▶ [YOUR INSTRUCTIONS]: Only the lines from the top of the listing below to the line that has "import matplotlib.pyplot as plt" should be echoed, with both ends kept and pictures left out.

>> begin DATA BLOCK

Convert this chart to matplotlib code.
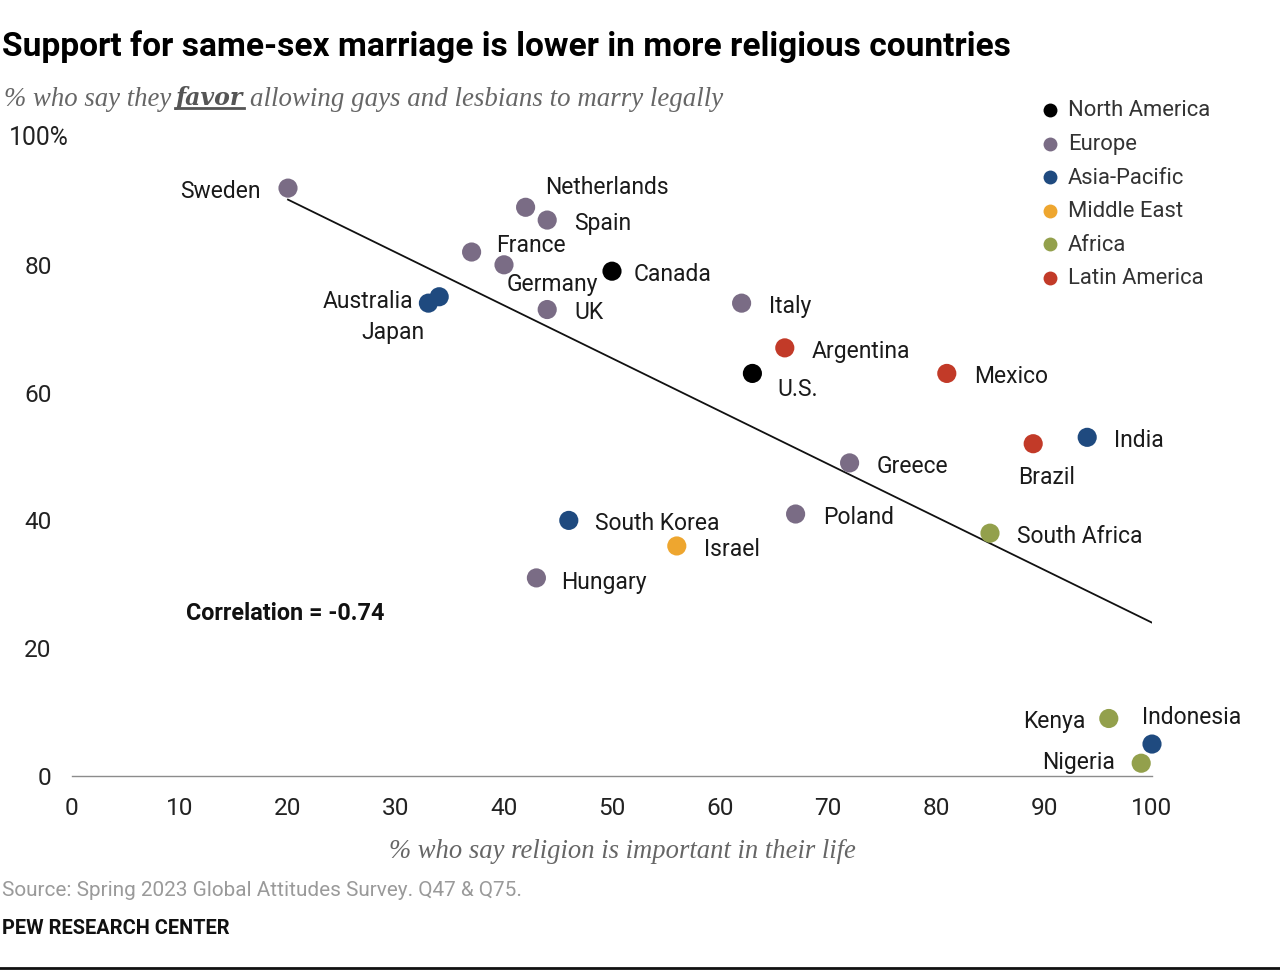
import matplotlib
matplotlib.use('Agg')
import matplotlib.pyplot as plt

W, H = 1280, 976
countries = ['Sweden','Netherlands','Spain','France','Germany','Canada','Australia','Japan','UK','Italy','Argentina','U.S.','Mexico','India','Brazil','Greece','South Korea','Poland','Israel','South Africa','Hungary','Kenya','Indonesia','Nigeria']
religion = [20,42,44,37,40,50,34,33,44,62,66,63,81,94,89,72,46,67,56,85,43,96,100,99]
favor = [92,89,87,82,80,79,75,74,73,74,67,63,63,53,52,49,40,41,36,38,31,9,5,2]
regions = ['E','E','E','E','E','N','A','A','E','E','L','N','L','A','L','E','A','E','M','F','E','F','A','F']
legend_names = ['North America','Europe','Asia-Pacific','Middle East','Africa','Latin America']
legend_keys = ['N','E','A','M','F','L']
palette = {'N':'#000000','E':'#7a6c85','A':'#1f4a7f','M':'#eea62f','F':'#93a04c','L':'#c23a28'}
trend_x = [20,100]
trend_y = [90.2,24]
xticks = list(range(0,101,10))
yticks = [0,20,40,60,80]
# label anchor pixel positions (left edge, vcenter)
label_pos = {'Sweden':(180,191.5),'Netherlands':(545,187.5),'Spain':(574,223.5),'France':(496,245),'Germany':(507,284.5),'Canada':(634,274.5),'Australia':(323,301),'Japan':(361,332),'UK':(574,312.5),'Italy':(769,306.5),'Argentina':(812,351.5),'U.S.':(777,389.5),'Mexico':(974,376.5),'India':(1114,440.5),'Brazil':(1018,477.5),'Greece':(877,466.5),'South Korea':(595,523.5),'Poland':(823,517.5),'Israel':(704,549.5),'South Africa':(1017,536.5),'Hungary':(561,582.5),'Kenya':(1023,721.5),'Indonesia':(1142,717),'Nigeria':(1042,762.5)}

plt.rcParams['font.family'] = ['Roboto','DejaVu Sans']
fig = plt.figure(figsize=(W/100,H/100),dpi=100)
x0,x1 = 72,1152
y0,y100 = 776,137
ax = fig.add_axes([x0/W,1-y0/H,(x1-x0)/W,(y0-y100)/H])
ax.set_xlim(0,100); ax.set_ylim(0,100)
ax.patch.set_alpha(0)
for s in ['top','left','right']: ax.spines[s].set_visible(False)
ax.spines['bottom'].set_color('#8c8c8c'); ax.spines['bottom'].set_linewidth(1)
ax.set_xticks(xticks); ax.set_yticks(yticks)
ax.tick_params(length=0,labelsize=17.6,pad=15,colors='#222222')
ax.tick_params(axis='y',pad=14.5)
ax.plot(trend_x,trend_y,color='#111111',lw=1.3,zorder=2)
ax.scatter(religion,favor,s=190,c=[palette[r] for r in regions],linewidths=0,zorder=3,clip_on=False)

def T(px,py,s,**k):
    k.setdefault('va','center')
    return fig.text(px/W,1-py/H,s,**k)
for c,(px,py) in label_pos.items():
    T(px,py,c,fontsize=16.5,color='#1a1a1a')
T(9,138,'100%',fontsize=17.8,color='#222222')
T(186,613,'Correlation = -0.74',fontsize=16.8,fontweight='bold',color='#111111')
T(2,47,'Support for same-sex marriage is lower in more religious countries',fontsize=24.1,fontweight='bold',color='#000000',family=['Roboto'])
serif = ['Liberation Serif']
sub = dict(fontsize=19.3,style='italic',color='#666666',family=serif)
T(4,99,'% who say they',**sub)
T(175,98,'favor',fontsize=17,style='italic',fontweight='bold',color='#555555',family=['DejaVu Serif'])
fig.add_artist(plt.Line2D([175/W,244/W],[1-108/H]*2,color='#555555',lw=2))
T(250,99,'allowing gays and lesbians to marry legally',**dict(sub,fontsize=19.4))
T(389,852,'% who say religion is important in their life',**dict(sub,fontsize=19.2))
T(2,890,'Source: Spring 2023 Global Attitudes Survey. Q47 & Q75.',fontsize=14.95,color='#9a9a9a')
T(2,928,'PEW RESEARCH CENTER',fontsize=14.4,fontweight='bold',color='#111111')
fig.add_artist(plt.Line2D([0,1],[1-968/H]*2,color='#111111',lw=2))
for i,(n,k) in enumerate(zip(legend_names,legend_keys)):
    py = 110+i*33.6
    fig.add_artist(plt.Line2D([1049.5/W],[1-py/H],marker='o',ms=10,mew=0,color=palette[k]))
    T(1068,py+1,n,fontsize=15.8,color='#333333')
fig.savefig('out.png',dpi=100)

>> end DATA BLOCK

▶ [REPLY]:
Convert this chart to matplotlib code.
import matplotlib
matplotlib.use('Agg')
import matplotlib.pyplot as plt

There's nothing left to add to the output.